_Given exercise_
Return precisely the span of lines from the top of the material below to the line containing "sourceText = 'Source: https://www.mobileconnectivityindex.com/';", both included. Pictures are excluded.

_Records to use_
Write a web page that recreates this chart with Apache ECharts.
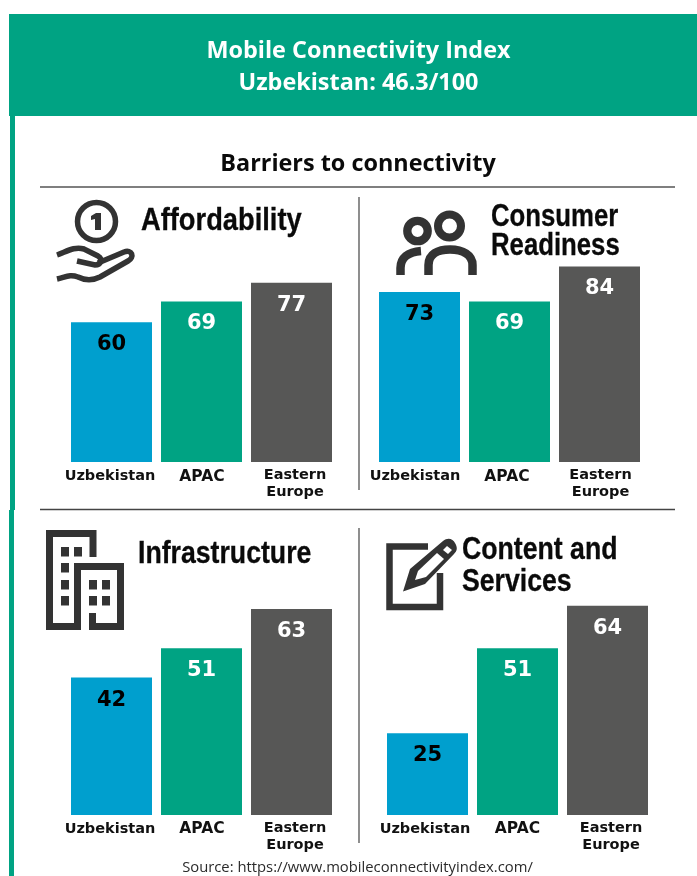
<!DOCTYPE html>
<html><head><meta charset="utf-8">
<style>html,body{margin:0;padding:0;background:#fff}#c{width:697px;height:876px}</style>
<script src="https://cdn.jsdelivr.net/npm/echarts@6/dist/echarts.min.js"></script>
</head><body><div id="c"></div>
<script>
const regions = ['Uzbekistan', 'APAC', 'Eastern Europe'];
const affordability = [60, 69, 77];
const consumerReadiness = [73, 69, 84];
const infrastructure = [42, 51, 63];
const contentServices = [25, 51, 64];
const headerLines = 'Mobile Connectivity Index\nUzbekistan: 46.3/100';
const subtitle = 'Barriers to connectivity';
const sourceText = 'Source: https://www.mobileconnectivityindex.com/';

const GREEN = '#00A383', BLUE = '#009FCE', GRAY = '#575756', DARK = '#333333';
const barColors = [BLUE, GREEN, GRAY];
const labelColors = ['#000000', '#ffffff', '#ffffff'];
const NUM = '"DejaVu Sans"', HEAD = '"Liberation Sans"';

const panels = [
  {name:'Affordability', data:affordability, left:66.5, bottom:462, max:90, h:209.5, tx:141, ty:206, lh:30, sx:0.88, margin:5, pad:[-1.5,0.5,3.5]},
  {name:'Consumer\nReadiness', data:consumerReadiness, left:374.5, bottom:462, max:90, h:209.5, tx:491, ty:202.5, lh:29, sx:0.83, margin:5, pad:[-4.5,-2.5,1]},
  {name:'Infrastructure', data:infrastructure, left:66.5, bottom:815, max:70, h:229, tx:138, ty:539, lh:30, sx:0.86, margin:4.5, pad:[-1.5,0.5,3.5]},
  {name:'Content and\nServices', data:contentServices, left:382.5, bottom:815, max:70, h:229, tx:462, ty:534, lh:32, sx:0.86, margin:4.5, pad:[-2.5,0,3.5]}
];
const grids=[],xAxes=[],yAxes=[],series=[],titles=[],headings=[];
panels.forEach((p,i)=>{
  grids.push({left:p.left, width:270, top:p.bottom-p.h, height:p.h});
  const rich={};
  [0,1,2].forEach(k=>{
    const off=p.pad[k];
    rich['r'+k]={fontFamily:NUM,fontWeight:'bold',fontSize:k===1?15.5:14.5,lineHeight:17,color:'#111',
      padding: [k<2?2:0, off<0?-off*2:0, 0, off>0?off*2:0]};
  });
  xAxes.push({type:'category',gridIndex:i,data:regions,
    axisLine:{show:false},axisTick:{show:false},
    axisLabel:{interval:0,margin:p.margin,verticalAlign:'top',rich,
      formatter:(v,idx)=>v.split(' ').map(w=>'{r'+idx+'|'+w+'}').join('\n')}});
  yAxes.push({type:'value',gridIndex:i,min:0,max:p.max,show:false,splitLine:{show:false}});
  series.push({type:'bar',xAxisIndex:i,yAxisIndex:i,barWidth:81,barGap:0,
    data:p.data.map((v,k)=>({value:v,itemStyle:{color:barColors[k]},
      label:{color:labelColors[k]}})),
    label:{show:true,position:'insideTop',distance:12,fontFamily:NUM,fontWeight:'bold',fontSize:21}});
  headings.push({type:'text',x:p.tx,y:p.ty,scaleX:p.sx,silent:true,style:{text:p.name,fontFamily:HEAD,fontWeight:'bold',fontSize:31,lineHeight:p.lh,fill:'#0a0a0a',stroke:'#0a0a0a',lineWidth:0.3}});
});
titles.push({text:headerLines,left:353.5,top:30,textAlign:'center',textStyle:{fontFamily:'"Open Sans"',fontWeight:'bold',fontSize:23.4,lineHeight:32,color:'#fff'}});
titles.push({text:subtitle,left:353,top:147.5,textAlign:'center',textStyle:{fontFamily:'"Open Sans"',fontWeight:'bold',fontSize:23.4,color:'#0a0a0a'}});
titles.push({text:sourceText,left:352.5,top:855,textAlign:'center',textStyle:{fontFamily:'"Open Sans"',fontWeight:'normal',fontSize:14.8,color:'#2b2b2b'}});

const rect=(x,y,w,h,c)=>({type:'rect',shape:{x,y,width:w,height:h},style:{fill:c},silent:true});
const line=(x1,y1,x2,y2,c,w)=>({type:'line',shape:{x1,y1,x2,y2},style:{stroke:c,lineWidth:w},silent:true});
let iconCount=0;
function sp(d,w,fill){ // registers an icon outline (page coordinates) as a graphic shape
  const name='icon'+(iconCount++);
  echarts.graphic.registerShape(name,echarts.graphic.extendPath(d,{}));
  return {type:name,silent:true,style:{fill:fill||'none',stroke:w?DARK:'none',lineWidth:w||0}};
}
const graphic=[
  rect(9,14,688,102,GREEN),
  rect(10,116,5,394,GREEN),
  rect(9,510,5,366,GREEN),
  line(40,187,675,187,'#555',1.3),
  line(40,509.5,675,509.5,'#444',1.3),
  line(359,197,359,490,'#444',1.2),
  line(359,528,359,843,'#444',1.2),
  // coin and hand
  {type:'circle',shape:{cx:96.5,cy:221.5,r:19},style:{fill:'none',stroke:DARK,lineWidth:5.5},silent:true},
  sp('M91,216 L96,213 L101,213 L101,230 L95,230 L95,219 L91,220 Z',0,DARK),
  sp('M57,255 C66,252 74,246 84,249 L98,256 C103,259 101,265 95,265 L77,261',5.5),
  sp('M98,263 L124,252 C132,249 135,257 128,261 L100,277 C92,281 84,280 78,277 C70,274 66,277 57,279',5.5),
  // people
  {type:'circle',shape:{cx:417.5,cy:231,r:10.2},style:{fill:'none',stroke:DARK,lineWidth:8.3},silent:true},
  {type:'circle',shape:{cx:449.5,cy:226,r:11.5},style:{fill:'none',stroke:DARK,lineWidth:8},silent:true},
  sp('M400.5,275 L400.5,268 C400.5,258 408,252 421,251',8.5),
  sp('M428.5,275 L428.5,265 C428.5,254 438,249.5 450,249.5 C463,249.5 472.5,255 472.5,265 L472.5,275',8.5),
  // buildings
  sp('M92.5,613 L92.5,626.5 L120.5,626.5 L120.5,566.5 L77.5,566.5 L77.5,626.5 L49.5,626.5 L49.5,533.5 L93,533.5 L93,557',7),
  rect(61,547,8,9.5,DARK),rect(74,547,8,9.5,DARK),rect(61,563,8,9.5,DARK),rect(61,580,8,9.5,DARK),rect(61,596,8,9.5,DARK),
  rect(89,580,8,9.5,DARK),rect(102,580,8,9.5,DARK),rect(89,596,8,9.5,DARK),rect(102,596,8,9.5,DARK),
  // note and pencil
  sp('M428,546.5 L389.5,546.5 L389.5,607 L440,607 L440,573',6.5),
  sp('M403,591.5 L410,569 L443,541 C448,537 453,539 455,543 C458,548 457,551 454,554 L425,584 Z',0,DARK),
  sp('M415,580 L418,571 L437,553 L444,559 L426,577 Z',0,'#ffffff'),
  sp('M443,550 L447,546 L452,550 L448,554 Z',0,'#ffffff')
].concat(headings);
const chart=echarts.init(document.getElementById('c'),null,{renderer:'canvas'});
chart.setOption({animation:false,backgroundColor:'#fff',title:titles,grid:grids,xAxis:xAxes,yAxis:yAxes,series,graphic});
</script></body></html>
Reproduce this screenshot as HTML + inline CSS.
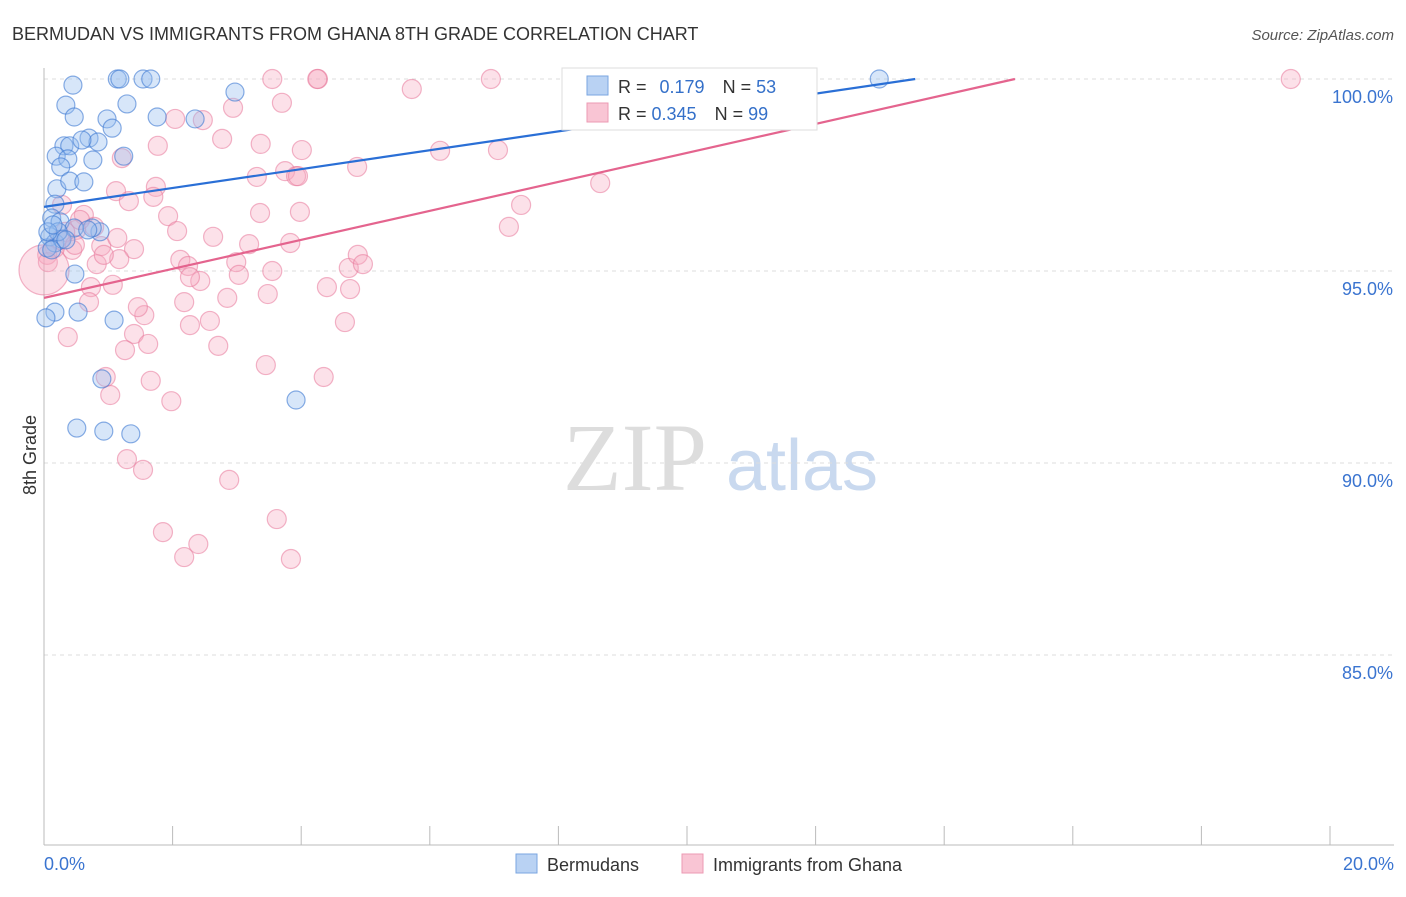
<!DOCTYPE html>
<html><head><meta charset="utf-8"><style>
body{margin:0;background:#fff;}
svg text{font-family:"Liberation Sans",sans-serif;}
</style></head><body>
<svg id="chart" width="1406" height="892" xmlns="http://www.w3.org/2000/svg">
<text x="12" y="40" font-size="18" fill="#333">BERMUDAN VS IMMIGRANTS FROM GHANA 8TH GRADE CORRELATION CHART</text>
<text x="1394" y="40" font-size="15" fill="#555" text-anchor="end" font-style="italic">Source: ZipAtlas.com</text>
<text x="36" y="455" font-size="18" fill="#333" transform="rotate(-90 36 455)" text-anchor="middle">8th Grade</text>
<g><text x="635" y="490" font-size="96" fill="#ddd" text-anchor="middle" font-family="Liberation Serif,serif" style="font-family:'Liberation Serif',serif">ZIP</text><text x="802" y="490" font-size="72" fill="#c9d9ef" text-anchor="middle">atlas</text></g>
<g id="grid"></g><g id="axes"></g><g id="pts"></g><g id="lines"></g>
<g>
<rect x="562" y="68" width="255" height="62" fill="#fff" stroke="#ddd"/>
<rect x="587" y="76" width="21" height="19" fill="#b9d2f3" stroke="#7aa6e0"/>
<rect x="587" y="103" width="21" height="19" fill="#f9c5d4" stroke="#ec9ab3"/>
<text x="618" y="93" font-size="18" fill="#333">R = <tspan fill="#3470c9" dx="8">0.179</tspan><tspan fill="#333" dx="18">N = </tspan><tspan fill="#3470c9">53</tspan></text>
<text x="618" y="120" font-size="18" fill="#333">R = <tspan fill="#3470c9">0.345</tspan><tspan fill="#333" dx="18">N = </tspan><tspan fill="#3470c9">99</tspan></text>
</g>
<g>
<rect x="516" y="854" width="21" height="19" fill="#b9d2f3" stroke="#7aa6e0"/>
<text x="547" y="871" font-size="18" fill="#333">Bermudans</text>
<rect x="682" y="854" width="21" height="19" fill="#f9c5d4" stroke="#ec9ab3"/>
<text x="713" y="871" font-size="18" fill="#333">Immigrants from Ghana</text>
</g>
</svg>
<script>
const yTicks=[100,95,90,85];
const yTickLabels=["100.0%","95.0%","90.0%","85.0%"];
const xTickLabels=["0.0%","20.0%"];
const blueX=[0.45,1.14,1.18,1.54,1.66,2.97,0.34,1.29,0.47,1.76,2.35,0.98,1.06,0.31,0.40,0.70,0.84,0.59,0.19,0.37,0.76,1.24,0.26,0.20,0.40,0.62,0.17,0.12,0.25,0.47,0.87,0.75,0.09,0.17,0.28,0.05,0.12,0.48,0.53,0.17,0.03,1.09,0.90,3.92,0.51,0.93,1.35,12.99,0.22,0.06,0.34,0.68,0.14];
const blueY=[99.84,100,100,100,100,99.66,99.32,99.35,99.01,99.01,98.96,98.96,98.72,98.26,98.26,98.46,98.36,98.41,97.99,97.92,97.89,97.99,97.71,97.14,97.34,97.32,96.74,96.38,96.28,96.12,96.02,96.12,95.89,95.73,95.83,95.60,95.55,94.92,93.93,93.93,93.78,93.72,92.19,91.64,90.91,90.83,90.76,100,96.02,96.02,95.81,96.07,96.20];
const pinkX=[3.55,4.26,4.25,6.95,8.23,9.21,19.39,3.70,2.94,5.72,2.04,2.47,2.77,3.37,1.77,4.01,6.16,7.06,1.21,4.87,3.31,3.75,3.92,3.95,8.65,1.12,1.74,1.32,1.70,1.93,3.36,3.98,7.42,7.23,2.07,2.63,3.19,3.83,2.99,2.12,2.24,1.40,1.17,0.89,0.82,0.62,0.78,0.50,0.33,0.17,0.44,0.93,1.07,3.55,4.74,4.88,4.96,2.43,2.27,3.03,0.73,4.40,4.76,2.18,3.48,2.85,0.70,1.56,1.46,2.58,2.27,4.68,1.40,1.62,1.26,2.71,0.37,3.45,0.96,1.66,4.35,1.03,1.98,1.29,1.54,2.88,1.85,3.62,2.18,2.40,3.84,0.05,0.25,0.48,0.56,1.14,0.06,0.28,0.0];
const pinkY=[100,100,100,100,100,100,100,99.38,99.25,99.74,98.96,98.93,98.44,98.31,98.26,98.15,98.13,98.15,97.94,97.71,97.45,97.60,97.47,97.47,97.29,97.08,97.19,96.82,96.93,96.43,96.51,96.54,96.72,96.15,96.04,95.89,95.70,95.73,95.23,95.29,95.13,95.57,95.31,95.65,95.18,96.46,96.15,96.07,96.02,95.60,95.55,95.42,94.64,95.00,95.08,95.42,95.18,94.74,94.84,94.90,94.58,94.58,94.53,94.19,94.40,94.30,94.19,93.85,94.06,93.70,93.59,93.67,93.36,93.10,92.94,93.05,93.28,92.55,92.24,92.14,92.24,91.77,91.61,90.10,89.82,89.56,88.20,88.54,87.55,87.89,87.50,95.42,95.81,95.68,96.33,95.86,95.23,96.72,95.03];
const blueLine=[[0,96.67],[13.55,100]];
const pinkLine=[[0,94.30],[15.1,100]];
const X=v=>44+v*64.3, Y=v=>79+(100-v)*38.4;
const NS="http://www.w3.org/2000/svg";
function mk(t,a,p){const e=document.createElementNS(NS,t);for(const k in a)e.setAttribute(k,a[k]);document.getElementById(p).appendChild(e);return e;}
yTicks.forEach((t,i)=>{
 const g=mk('line',{x1:44,x2:1394,y1:Y(t),y2:Y(t),stroke:'#ddd','stroke-dasharray':'4,4'},'grid');
 
 
 const l=mk('text',{x:1393,y:Y(t)+24,'font-size':18,fill:'#3a74d0','text-anchor':'end'},'axes');
 l.textContent=yTickLabels[i];
 
 
});
mk('line',{x1:44,x2:44,y1:68,y2:845,stroke:'#bbb'},'axes');
mk('line',{x1:44,x2:1394,y1:845,y2:845,stroke:'#bbb'},'axes');
for(let i=0;i<=10;i++){const t=mk('line',{x1:X(i*2),x2:X(i*2),y1:826,y2:845,stroke:'#bbb'},'axes');
 
 }
xTickLabels.forEach((s,i)=>{const t=mk('text',{x:i?1394:44,y:870,'font-size':18,fill:'#3a74d0','text-anchor':i?'end':'start'},'axes');t.textContent=s;
 
 });
pinkX.forEach((x,i)=>{const big=(i===pinkX.length-1);const c=mk('circle',{cx:X(x),cy:Y(pinkY[i]),r:big?25:9.5,fill:'rgba(246,170,192,0.35)',stroke:'rgba(232,120,155,0.55)','stroke-width':1.2},'pts');
 
 });
blueX.forEach((x,i)=>{const c=mk('circle',{cx:X(x),cy:Y(blueY[i]),r:9,fill:'rgba(150,190,240,0.38)',stroke:'rgba(60,120,210,0.6)','stroke-width':1.2},'pts');
 
 });
const bl=mk('line',{x1:X(blueLine[0][0]),y1:Y(blueLine[0][1]),x2:X(blueLine[1][0]),y2:Y(blueLine[1][1]),stroke:'#2a6fd6','stroke-width':2.2},'lines');


const pl=mk('line',{x1:X(pinkLine[0][0]),y1:Y(pinkLine[0][1]),x2:X(pinkLine[1][0]),y2:Y(pinkLine[1][1]),stroke:'#e4648e','stroke-width':2.2},'lines');


</script>
</body></html>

_Right answer_
Write a web page that recreates this chart with Apache ECharts.
<!DOCTYPE html>
<html><head><meta charset="utf-8">
<style>html,body{margin:0;padding:0;background:#fff}#c{width:697px;height:876px}</style>
<script src="https://cdn.jsdelivr.net/npm/echarts@6/dist/echarts.min.js"></script>
</head><body><div id="c"></div>
<script>
const regions = ['Uzbekistan', 'APAC', 'Eastern Europe'];
const affordability = [60, 69, 77];
const consumerReadiness = [73, 69, 84];
const infrastructure = [42, 51, 63];
const contentServices = [25, 51, 64];
const headerLines = 'Mobile Connectivity Index\nUzbekistan: 46.3/100';
const subtitle = 'Barriers to connectivity';
const sourceText = 'Source: https://www.mobileconnectivityindex.com/';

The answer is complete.